1} Percy E. Fletcher - Festival Toccata
2} Louis Vierne - Suite II from 24 Pièces de fantaisie, Op. 53
3} Pamela Decker - Jesu, dulcis memoria (2010)
4} David Briggs - Four Concert Etudes (2006)

The grandeur of the inner space within the walls of the University of Chicago Rockefeller Memorial Chapel is very well captured on this new CD. A first recording of the 1928 E. M. Skinner Organ renovated in 2008 by the Schantz Organ Company. A monster of an instrument with 8,565 pipes, including a 64' Gravissima and five 32' stops. Its star attraction is the row of high-pressure Randel State Trumpet pipes (named after a former president of the university) in the gallery at the back of the Chapel. When they make themselves heard for the first time during the Festival Toccata by Percy Eastman Fletcher they leave an impression, blaring high over the background melodic lines of English-style tubas. Fletcher (1879-1932) was a British composer who holds the distinction of being the first one to compose a piece for brass band.
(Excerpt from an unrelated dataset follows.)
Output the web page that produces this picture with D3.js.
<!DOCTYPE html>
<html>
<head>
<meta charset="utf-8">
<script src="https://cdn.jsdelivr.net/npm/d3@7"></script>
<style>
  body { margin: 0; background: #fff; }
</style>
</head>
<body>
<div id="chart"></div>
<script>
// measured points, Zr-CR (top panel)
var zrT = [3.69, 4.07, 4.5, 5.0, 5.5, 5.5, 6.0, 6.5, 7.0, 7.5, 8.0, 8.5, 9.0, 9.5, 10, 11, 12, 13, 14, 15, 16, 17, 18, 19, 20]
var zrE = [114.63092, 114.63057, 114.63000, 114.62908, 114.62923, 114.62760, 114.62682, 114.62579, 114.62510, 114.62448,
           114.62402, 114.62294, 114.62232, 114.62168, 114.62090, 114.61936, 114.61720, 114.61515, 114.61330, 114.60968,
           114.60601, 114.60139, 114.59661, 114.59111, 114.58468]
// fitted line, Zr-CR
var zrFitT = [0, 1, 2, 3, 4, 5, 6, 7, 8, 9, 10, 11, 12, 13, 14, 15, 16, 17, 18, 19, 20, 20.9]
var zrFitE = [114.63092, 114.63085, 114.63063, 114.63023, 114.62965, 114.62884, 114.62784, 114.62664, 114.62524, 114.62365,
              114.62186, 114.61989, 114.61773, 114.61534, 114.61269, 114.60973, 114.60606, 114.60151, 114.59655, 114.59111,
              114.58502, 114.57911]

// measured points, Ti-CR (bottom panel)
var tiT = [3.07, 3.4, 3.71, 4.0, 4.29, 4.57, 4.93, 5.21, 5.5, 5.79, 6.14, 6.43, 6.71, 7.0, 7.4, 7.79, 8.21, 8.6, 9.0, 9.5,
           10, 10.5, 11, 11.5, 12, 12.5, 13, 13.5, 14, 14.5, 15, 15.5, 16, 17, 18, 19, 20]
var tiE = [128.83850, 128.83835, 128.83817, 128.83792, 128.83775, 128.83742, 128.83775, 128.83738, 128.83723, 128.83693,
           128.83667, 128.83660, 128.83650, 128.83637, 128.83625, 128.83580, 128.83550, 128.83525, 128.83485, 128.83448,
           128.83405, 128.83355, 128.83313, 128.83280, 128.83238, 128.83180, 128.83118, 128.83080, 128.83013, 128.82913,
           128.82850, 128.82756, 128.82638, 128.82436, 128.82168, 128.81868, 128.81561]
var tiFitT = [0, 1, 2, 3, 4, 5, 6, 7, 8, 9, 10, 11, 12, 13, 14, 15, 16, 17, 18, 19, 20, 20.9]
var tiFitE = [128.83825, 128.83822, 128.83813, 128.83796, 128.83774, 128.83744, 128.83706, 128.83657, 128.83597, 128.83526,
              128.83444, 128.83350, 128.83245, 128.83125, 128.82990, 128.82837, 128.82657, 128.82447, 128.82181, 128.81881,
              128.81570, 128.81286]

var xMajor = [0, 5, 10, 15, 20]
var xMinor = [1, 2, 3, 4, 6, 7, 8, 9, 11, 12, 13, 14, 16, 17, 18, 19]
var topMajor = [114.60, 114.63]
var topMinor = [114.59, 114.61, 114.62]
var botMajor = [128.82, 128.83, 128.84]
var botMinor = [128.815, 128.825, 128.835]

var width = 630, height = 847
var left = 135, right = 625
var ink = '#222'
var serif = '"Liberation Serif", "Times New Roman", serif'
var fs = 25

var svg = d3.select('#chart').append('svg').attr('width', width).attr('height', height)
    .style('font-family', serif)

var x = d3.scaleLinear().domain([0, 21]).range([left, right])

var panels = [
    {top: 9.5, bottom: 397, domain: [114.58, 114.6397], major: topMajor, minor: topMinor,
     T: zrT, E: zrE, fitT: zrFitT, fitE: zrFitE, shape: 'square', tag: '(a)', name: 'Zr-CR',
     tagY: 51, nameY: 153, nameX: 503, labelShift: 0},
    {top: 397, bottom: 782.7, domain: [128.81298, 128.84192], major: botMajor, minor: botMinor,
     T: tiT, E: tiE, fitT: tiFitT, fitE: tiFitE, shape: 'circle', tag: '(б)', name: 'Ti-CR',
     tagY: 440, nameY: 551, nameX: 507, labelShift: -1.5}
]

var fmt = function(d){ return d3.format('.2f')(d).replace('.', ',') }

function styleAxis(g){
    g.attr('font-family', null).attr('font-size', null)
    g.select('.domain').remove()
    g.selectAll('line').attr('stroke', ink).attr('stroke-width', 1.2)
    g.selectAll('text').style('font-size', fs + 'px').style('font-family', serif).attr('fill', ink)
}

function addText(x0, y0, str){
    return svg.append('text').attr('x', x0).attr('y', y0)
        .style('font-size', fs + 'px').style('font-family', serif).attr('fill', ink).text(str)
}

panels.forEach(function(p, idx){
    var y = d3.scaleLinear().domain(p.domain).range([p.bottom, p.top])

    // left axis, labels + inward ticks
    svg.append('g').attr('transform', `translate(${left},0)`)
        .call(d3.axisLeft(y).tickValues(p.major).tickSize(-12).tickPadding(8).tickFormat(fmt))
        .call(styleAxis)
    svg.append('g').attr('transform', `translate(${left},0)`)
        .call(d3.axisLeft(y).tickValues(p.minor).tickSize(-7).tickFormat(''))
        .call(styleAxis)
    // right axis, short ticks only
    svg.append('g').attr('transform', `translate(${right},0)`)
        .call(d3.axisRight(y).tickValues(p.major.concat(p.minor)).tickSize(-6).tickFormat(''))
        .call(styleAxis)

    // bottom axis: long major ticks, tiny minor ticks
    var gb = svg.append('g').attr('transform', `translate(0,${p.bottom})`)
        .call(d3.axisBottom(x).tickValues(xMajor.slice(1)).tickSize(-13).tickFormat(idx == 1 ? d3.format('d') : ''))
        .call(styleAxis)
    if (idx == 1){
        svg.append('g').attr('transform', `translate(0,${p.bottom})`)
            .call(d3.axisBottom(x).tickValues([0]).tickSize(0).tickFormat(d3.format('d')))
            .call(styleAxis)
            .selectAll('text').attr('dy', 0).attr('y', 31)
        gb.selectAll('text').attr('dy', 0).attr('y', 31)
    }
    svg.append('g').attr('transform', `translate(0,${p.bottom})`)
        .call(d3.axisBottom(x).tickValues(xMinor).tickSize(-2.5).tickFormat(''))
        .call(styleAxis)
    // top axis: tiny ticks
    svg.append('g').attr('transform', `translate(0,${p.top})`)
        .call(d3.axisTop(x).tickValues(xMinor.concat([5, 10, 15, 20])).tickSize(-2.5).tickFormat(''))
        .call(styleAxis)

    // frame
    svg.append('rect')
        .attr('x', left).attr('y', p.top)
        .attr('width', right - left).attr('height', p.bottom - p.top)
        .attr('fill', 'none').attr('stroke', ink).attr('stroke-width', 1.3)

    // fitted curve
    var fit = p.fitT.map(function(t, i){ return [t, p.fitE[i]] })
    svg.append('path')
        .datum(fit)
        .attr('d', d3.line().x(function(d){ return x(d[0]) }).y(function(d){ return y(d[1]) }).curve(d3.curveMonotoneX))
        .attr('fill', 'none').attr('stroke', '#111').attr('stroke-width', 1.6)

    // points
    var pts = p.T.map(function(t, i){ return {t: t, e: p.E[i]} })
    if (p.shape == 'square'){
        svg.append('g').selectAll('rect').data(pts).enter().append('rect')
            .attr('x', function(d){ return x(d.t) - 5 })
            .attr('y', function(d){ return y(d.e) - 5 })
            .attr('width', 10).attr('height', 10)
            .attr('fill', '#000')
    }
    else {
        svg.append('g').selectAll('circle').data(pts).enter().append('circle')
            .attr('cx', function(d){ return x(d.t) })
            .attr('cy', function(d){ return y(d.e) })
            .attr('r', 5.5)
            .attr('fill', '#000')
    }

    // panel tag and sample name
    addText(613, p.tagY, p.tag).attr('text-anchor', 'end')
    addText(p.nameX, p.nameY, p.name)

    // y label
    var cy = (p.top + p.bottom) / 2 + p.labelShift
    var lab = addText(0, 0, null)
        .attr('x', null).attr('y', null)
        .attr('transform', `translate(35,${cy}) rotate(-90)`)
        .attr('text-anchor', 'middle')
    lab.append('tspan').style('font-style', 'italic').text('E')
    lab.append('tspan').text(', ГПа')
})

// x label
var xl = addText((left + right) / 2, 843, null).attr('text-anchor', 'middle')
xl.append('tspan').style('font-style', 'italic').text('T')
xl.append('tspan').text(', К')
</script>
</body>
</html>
Even more impressive for a pipe organ of this size and magnitude, is how it can sound so mysteriously subdued and gentle, like in the opening of the wonderfully evocative Jesu, dulcis memoria by organist-composer Pamela Decker, heard here in its world première recording. Or how easily this instrument fills this vast room with its volley of notes during the powerful Toccata by Louis Vierne. But regardless of the organ's qualities, it takes a masterful organist to bring it to life. As demonstrated in this world première recording of the Four Concert Etudes by David Briggs, another formidable organist-composer, which imposes many technical demands on the player, including rapid-fire pedal work while both hands are playing even faster, Douglas Cleveland is like the Dr. Frankenstein to this monster instrument. It's surprising the whole edifice didn't cave in while he performed the final Etude.